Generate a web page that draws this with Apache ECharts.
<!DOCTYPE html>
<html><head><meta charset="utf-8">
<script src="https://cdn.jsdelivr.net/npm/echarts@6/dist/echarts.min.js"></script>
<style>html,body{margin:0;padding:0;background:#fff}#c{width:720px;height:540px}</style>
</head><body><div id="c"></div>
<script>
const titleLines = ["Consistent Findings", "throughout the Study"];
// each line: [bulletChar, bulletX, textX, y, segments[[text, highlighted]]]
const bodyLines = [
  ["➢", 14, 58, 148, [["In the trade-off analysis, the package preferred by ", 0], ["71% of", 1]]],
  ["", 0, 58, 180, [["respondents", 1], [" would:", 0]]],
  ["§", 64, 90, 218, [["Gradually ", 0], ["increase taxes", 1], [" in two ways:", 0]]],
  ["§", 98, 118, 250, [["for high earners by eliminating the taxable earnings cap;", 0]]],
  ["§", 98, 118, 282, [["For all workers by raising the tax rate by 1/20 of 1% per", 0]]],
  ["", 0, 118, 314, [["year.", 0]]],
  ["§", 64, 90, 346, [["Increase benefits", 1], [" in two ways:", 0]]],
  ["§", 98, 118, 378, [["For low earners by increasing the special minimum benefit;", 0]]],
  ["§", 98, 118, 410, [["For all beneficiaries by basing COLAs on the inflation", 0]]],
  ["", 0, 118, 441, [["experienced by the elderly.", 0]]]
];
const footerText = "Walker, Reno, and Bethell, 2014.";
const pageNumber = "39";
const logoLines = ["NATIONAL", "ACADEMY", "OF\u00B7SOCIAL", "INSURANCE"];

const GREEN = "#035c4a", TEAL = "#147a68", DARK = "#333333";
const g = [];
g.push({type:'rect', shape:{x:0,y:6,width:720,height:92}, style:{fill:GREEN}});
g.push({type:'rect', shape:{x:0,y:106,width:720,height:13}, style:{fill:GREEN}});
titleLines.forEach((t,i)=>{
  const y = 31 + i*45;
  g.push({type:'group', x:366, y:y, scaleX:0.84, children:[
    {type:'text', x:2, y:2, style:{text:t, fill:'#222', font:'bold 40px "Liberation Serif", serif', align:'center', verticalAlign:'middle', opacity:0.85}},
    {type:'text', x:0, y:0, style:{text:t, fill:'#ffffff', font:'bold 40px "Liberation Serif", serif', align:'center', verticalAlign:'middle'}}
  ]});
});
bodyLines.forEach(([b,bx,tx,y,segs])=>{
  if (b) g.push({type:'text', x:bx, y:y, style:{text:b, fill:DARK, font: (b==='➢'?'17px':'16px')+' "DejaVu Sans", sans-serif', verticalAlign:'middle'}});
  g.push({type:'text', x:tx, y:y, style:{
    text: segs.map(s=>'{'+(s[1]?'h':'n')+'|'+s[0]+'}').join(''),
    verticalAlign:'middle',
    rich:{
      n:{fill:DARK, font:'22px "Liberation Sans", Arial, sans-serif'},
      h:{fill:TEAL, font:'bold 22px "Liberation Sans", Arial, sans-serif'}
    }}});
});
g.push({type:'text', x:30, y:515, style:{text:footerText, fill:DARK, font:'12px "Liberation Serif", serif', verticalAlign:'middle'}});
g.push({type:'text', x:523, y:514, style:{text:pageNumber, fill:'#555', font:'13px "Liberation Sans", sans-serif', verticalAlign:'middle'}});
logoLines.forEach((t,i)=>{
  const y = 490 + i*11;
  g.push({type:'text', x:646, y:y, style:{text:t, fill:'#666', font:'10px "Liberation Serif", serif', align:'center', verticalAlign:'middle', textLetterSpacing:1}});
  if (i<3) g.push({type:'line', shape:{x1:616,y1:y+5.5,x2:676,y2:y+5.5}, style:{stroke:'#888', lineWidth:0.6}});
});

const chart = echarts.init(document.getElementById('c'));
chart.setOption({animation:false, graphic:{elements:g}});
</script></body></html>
---
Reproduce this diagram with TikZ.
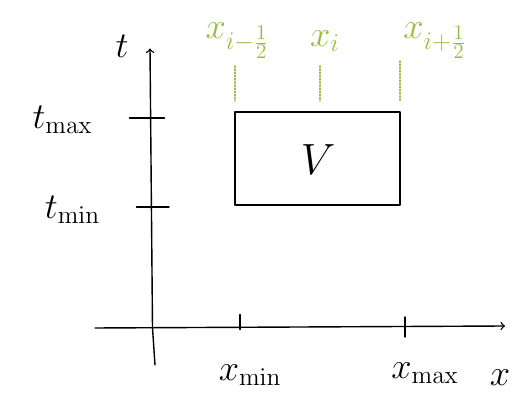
* * *
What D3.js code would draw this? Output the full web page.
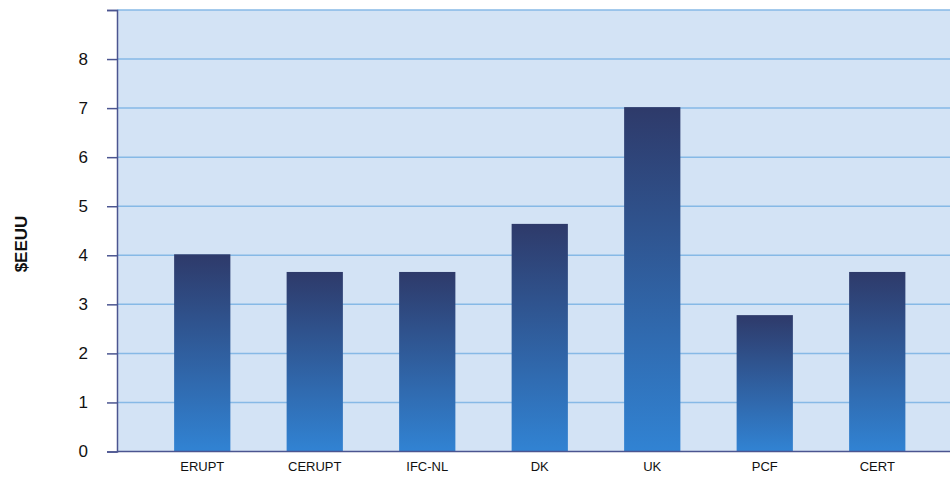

◆ The task:
Return each line with "would".

◆ Output of the task:
  ["", 0, 58, 180, [["respondents", 1], [" would:", 0]]],
What D3.js code would draw this? Output the full web page.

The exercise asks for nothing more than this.